It’s a daunting task, picking out the 10 best songs of 2011. There were tons of excellent tracks this year, with styles so wildy varied it’s hard to even stack them up against each other. But “best of” lists are unavoidable, so even though it feels wrong, he’s our pick for the top 10. Feel free to praise our genius or disagree violently (preferably the former), and have a listen on Spotify.

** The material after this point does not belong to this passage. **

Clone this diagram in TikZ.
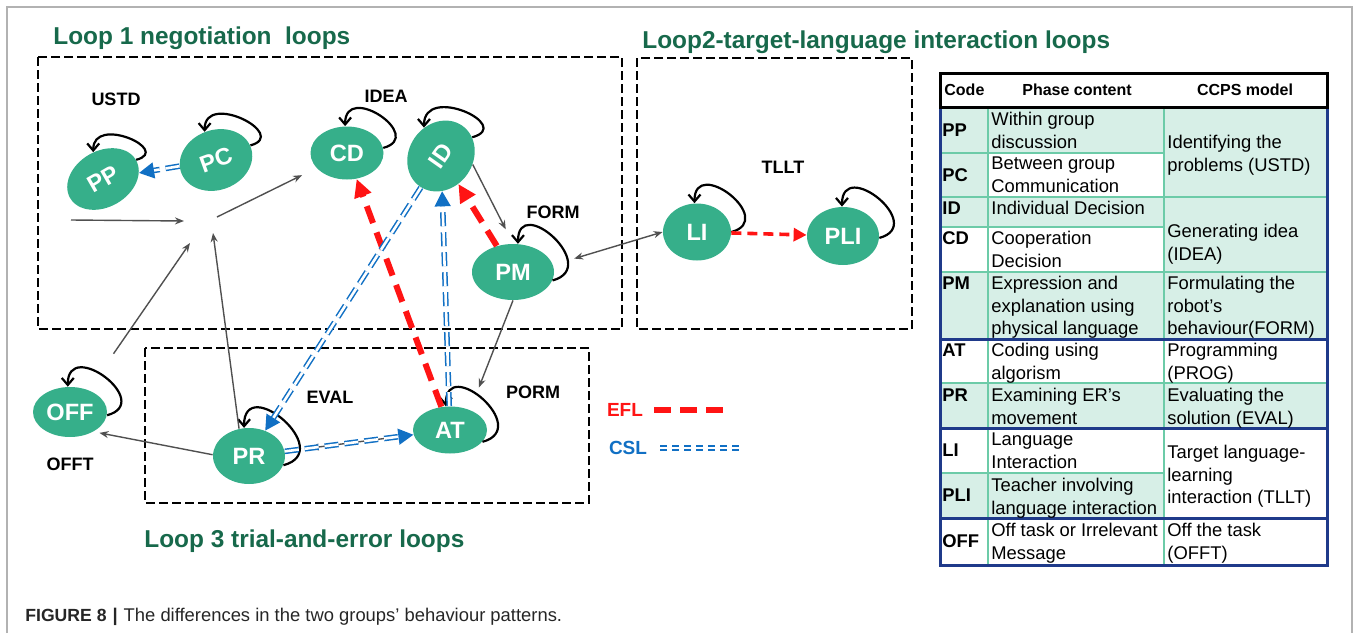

10. “Lotus Flower” – Radiohead

This song is unsettling and a little creepy. Thom Yorke’s voice is at an eerie pitch and the sparse instrumentation feels like the soundtrack to a sci-fi horror movie. It’s a throwback to Radiohead in the Amnesiac days, and for all the weirdness, it’s mesmerizing.

9. “Countdown” – Beyonce
Does anyone know what’s up with the “boof boof” line? Whatever she’s talking about, it’s insanely catchy. Beyonce took some production risks — the drumming is pure marching band, with rapping snares and rolling toms, and the bursts from the horns just sound rude. It’s definitely not business as usual for her fans, but the lyrics are dripping with so much swagger it’s irresistible.

8. “Six Foot Seven Foot” – Lil Wayne
Prison gave Weezy tons of time to think, and the result was this four-minute, rapid-fire stream of consciousness. The “Banana Boat (Day-O)” sample is just fun, and then there’s this line: “Bitch, real G’s move in silence like lasagna.” Brilliant.

7. “Cruel” – St. Vincent
Annie Clark definitely did not have a sophomore slump. The first single off Strange Mercy combines her light, flawless voice with her edgy, aggressive guitar and dissonant synths. It’s gorgeous and a little bit scary.

6. “Vomit” – Girls
So depressing, yet so good. It feels like Christopher Owens is singing with a bottle in his hand, lying on the floor. As the song goes on, he slowly gets up off the floor — the pace picks up and the sound lightens up. It’s impossible not to feel for the guy and absolutely love it.

5. “Art of Almost” – Wilco
Jeff Tweedy once again proves his limitless creativity and drive to do something new. It ambles along with a sporadic, distorted rhythm and Tweedy quietly crooning, then descends into a scorching guitar solo. Even after seven minutes, it’s impossible to be bored. The song pulls you in and keeps you hooked for every moment.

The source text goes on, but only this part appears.